É bem verdade que petróleo, para muitos de nós, significa pouco mais do que o combustível que faz andar a nossa viatura. E que, quando sobe de preço, faz aumentar o preço de tudo – ou de quase tudo – o que consumimos, em espiral. Mas, para além do custo financeiro, o petróleo tem um custo político. Se considerarmos que tem vindo a ser fixado politicamente, e não segundo as regras do mercado. Para este factor nos chama a atenção o autor do livro quando, logo no prefácio, escreve: O petróleo do Golfo Pérsico e a falta de um desenvolvimento sério de energias alternativas por parte dos Estados Unidos são o âmago da questão bin Laden. A troco de petróleo barato e facilmente acessível, Washington e o Ocidente têm sustentado as tiranias muçulmanas que bin Laden e outros islamistas tentam destruir. Não pode haver outra razão para apoiar a Arábia Saudita, um regime que desde a sua fundação tem alimentado deliberadamente uma ideologia islâmica cujos objectivos – ao contrário dos de bin Laden – apenas poderão ser atingidos pela aniquilação de todos os não muçulmanos.
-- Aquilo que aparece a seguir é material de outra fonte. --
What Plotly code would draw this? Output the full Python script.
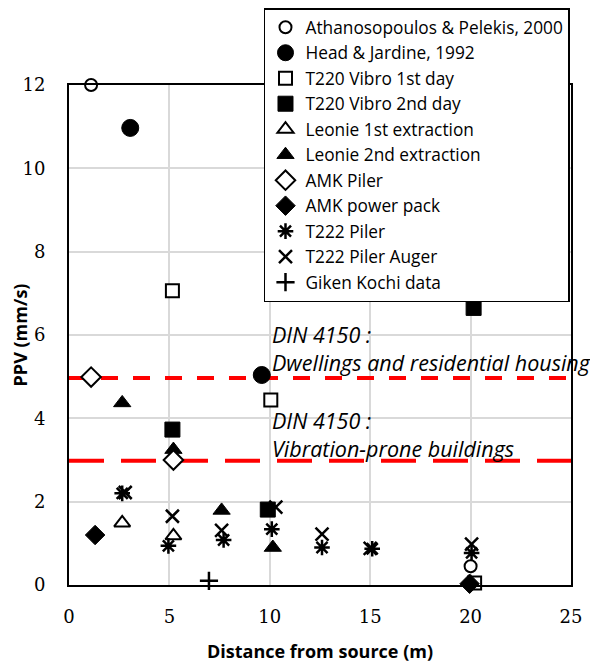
import plotly.graph_objects as go

# ---- data (distance m, PPV mm/s) ----
athan_x = [1.1, 20.0]
athan_y = [12.0, 0.45]
head_x = [3.05, 9.6]
head_y = [10.97, 5.04]
t220_d1_x = [5.15, 10.05, 20.2]
t220_d1_y = [7.06, 4.44, 0.05]
t220_d2_x = [20.15, 5.15, 9.9]
t220_d2_y = [6.65, 3.73, 1.81]
leo1_x = [2.65, 5.2]
leo1_y = [1.49, 1.18]
leo2_x = [2.65, 5.2, 7.6, 10.15]
leo2_y = [4.37, 3.25, 1.79, 0.9]
amk_piler_x = [1.1, 5.2]
amk_piler_y = [4.99, 3.0]
amk_pp_x = [1.3, 19.95]
amk_pp_y = [1.2, 0.03]
t222_x = [2.65, 4.95, 7.7, 10.1, 12.6, 15.1, 20.05]
t222_y = [2.2, 0.94, 1.08, 1.34, 0.9, 0.87, 0.77]
t222a_x = [2.8, 5.15, 7.6, 10.3, 12.6, 15.0, 20.05]
t222a_y = [2.22, 1.65, 1.31, 1.87, 1.22, 0.88, 0.98]
giken_x = [6.97]
giken_y = [0.1]

din_x = [0, 25]
din_res_y = [4.97, 4.97]
din_vib_y = [2.98, 2.98]
din_labels = ["<i>DIN 4150 :<br>Dwellings and residential housing</i>",
              "<i>DIN 4150 :<br>Vibration-prone buildings</i>"]
din_label_x = [10.0, 10.0]
din_label_y = [5.68, 3.61]

fig = go.Figure()

# DIN lines
fig.add_trace(go.Scatter(x=din_x, y=din_res_y, mode="lines", showlegend=False,
                         line=dict(color="#ff0000", width=4, dash="17px,15px"), hoverinfo="skip"))
fig.add_trace(go.Scatter(x=din_x, y=din_vib_y, mode="lines", showlegend=False,
                         line=dict(color="#ff0000", width=4, dash="35px,17px"), hoverinfo="skip"))

def add(name, x, y, symbol, size, fill, lw=2):
    fig.add_trace(go.Scatter(
        x=x, y=y, mode="markers", name=name, cliponaxis=False,
        marker=dict(symbol=symbol, size=size, color=fill,
                    line=dict(color="black", width=lw))))

add("Athanosopoulos & Pelekis, 2000", athan_x, athan_y, "circle", 12, "white")
add("Head & Jardine, 1992", head_x, head_y, "circle", 17, "black", 1)
add("T220 Vibro 1st day", t220_d1_x, t220_d1_y, "square", 13, "white")
add("T220 Vibro 2nd day", t220_d2_x, t220_d2_y, "square", 15, "black", 1)
add("Leonie 1st extraction", leo1_x, leo1_y, "triangle-up", 14, "white")
add("Leonie 2nd extraction", leo2_x, leo2_y, "triangle-up", 15, "black", 1)
add("AMK Piler", amk_piler_x, amk_piler_y, "diamond", 15, "white")
add("AMK power pack", amk_pp_x, amk_pp_y, "diamond", 15, "black", 1)
add("T222 Piler", t222_x, t222_y, "asterisk-open", 13, "black", 2.5)
add("T222 Piler Auger", t222a_x, t222a_y, "x-thin-open", 13, "black", 2.5)
add("Giken Kochi data", giken_x, giken_y, "cross-thin-open", 13, "black", 2.5)

ann_font = dict(family="Open Sans", size=21.5, color="black")
for txt, xv, yv in zip(din_labels, din_label_x, din_label_y):
    fig.add_annotation(x=xv, y=yv, text=txt, showarrow=False, xanchor="left",
                       yanchor="middle", align="left", font=ann_font)

# the page body has an 8px margin, so the figure is shrunk/shifted by 8px
fig.update_layout(
    width=590, height=660,
    margin=dict(l=61, r=27, t=77, b=83, autoexpand=False),
    paper_bgcolor="white", plot_bgcolor="white",
    showlegend=True,
    legend=dict(x=0.998, y=1.154, xanchor="right", yanchor="top",
                bgcolor="white", bordercolor="black", borderwidth=1.5,
                font=dict(family="Open Sans", size=17.3, color="black"),
                itemwidth=30, tracegroupgap=0),
    xaxis=dict(range=[0, 25], tickvals=[0, 5, 10, 15, 20, 25], automargin=False,
               showgrid=True, gridcolor="#d9d9d9", gridwidth=1.5,
               showline=True, linecolor="black", linewidth=2, mirror=True,
               zeroline=False, ticks="", ticklabelstandoff=14,
               tickfont=dict(family="DejaVu Serif", size=18, color="black"),
               title=dict(text="<b>Distance from source (m)</b>", standoff=20,
                          font=dict(family="Open Sans", size=18, color="black"))),
    yaxis=dict(range=[0, 12], tickvals=[0, 2, 4, 6, 8, 10, 12], automargin=False,
               showgrid=True, gridcolor="#d9d9d9", gridwidth=1.5,
               showline=True, linecolor="black", linewidth=2, mirror=True,
               zeroline=False, ticks="", ticklabelstandoff=18,
               tickfont=dict(family="DejaVu Serif", size=18, color="black"),
               title=dict(text="<b>PPV (mm/s)</b>", standoff=6,
                          font=dict(family="Open Sans", size=18, color="black"))),
)

fig.write_html("out.html")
Esta guerra poderá prolongar-se para além das vidas dos nossos filhos, e vir a ser principalmente travada em solo americano. Parece necessário esclarecer que o livro foi escrito depois dos ataques de 11 de Setembro de 2201. E que procura ser um alerta para a possibilidade de futuras acções semelhantes. Como já foram registadas. Significativa, no contexto do preço actual do barril de petróleo e dos acontecimentos
Publicado em Maputo, Moçambique no Jornal Domingo de Setembro 4, 2005

Luís David


a lei é igual para todos

É gratificador. É, sem dúvida, gratificador saber que casos de ilegalidades, denunciados publicamente, aqui denunciados, mereceram a devida atenção. Por parte de quem tem poder para investigar. E que foram devidamente corrigidas. O que nem sempre acontece. Referimo-nos, no caso concreto, aos negócios de venda de terrenos por parte de uma imobiliária. É que, perante a denúncia da negociata, perante tamanho escândalo público, entendeu o Conselho Municipal de Maputo revogar todas as concessões de terrenos dentro do território municipal cujos concessionários estão a aliená-los através da imobiliária em questão. Assim como decidiu anular todas as licenças de construção já emitidas para os terrenos vendidos pela mesma imobiliária Algarve. Mas, vai mais longe. Sugere ao Ministério da Indústria e Comércio que cancele o alvará da Algarve, por prática de negócio anticonstitucional e por violação da Lei de Terras e seu Regulamento. Sem nos alongarmos demasiado sobre o assunto, seria, de todo, interessante podermos saber quem são os proprietários dessa tal Algarve. E se cometeram ou não crime passível de prisão. Trata-se de simples curiosidade.


Muito provavelmente, esta questão de venda de terrenos por uma dita imobiliária pode não ser caso único. O problema pode, muito bem, ser mais vasto e mais complexo. E, questão de fundo, parece importante saber se há espaço de negócio para o número crescente de empresas que operam nesta área. Que anunciam os seus serviços publicamente, que operam num espaço de negócio legal, bem entendido. Porque, para além destas, que se dão a conhecer através de anúncios na Imprensa, podem existir outras. São aquelas para as quais o escritório é o café. Qualquer café. E que operam através do telefone móvel. Seu único gasto para conseguir comissões. Sem muito trabalho. O que pode levar a ter de questionar se o Estado tem conhecimento deste negócio informal. Que aproveita, fundamentalmente, a estrangeiros. Mais, se o fisco lhes cobra alguns impostos. De facto, uma coisa é ser Moçambique um país aberto ao investimento estrangeiro. Outra, bem diversa e bem diferente, é dar acolhimento a quem nada investe e só fomenta negociatas e negócios ilegais. Cumprir a legislação em vigor no país não pode ser só obrigação para os moçambicanos. Tem de ser para moçambicanos e para estrangeiros. E, felizmente, começam a surgir alguns sinais, positivos, de que a lei é igual para todos.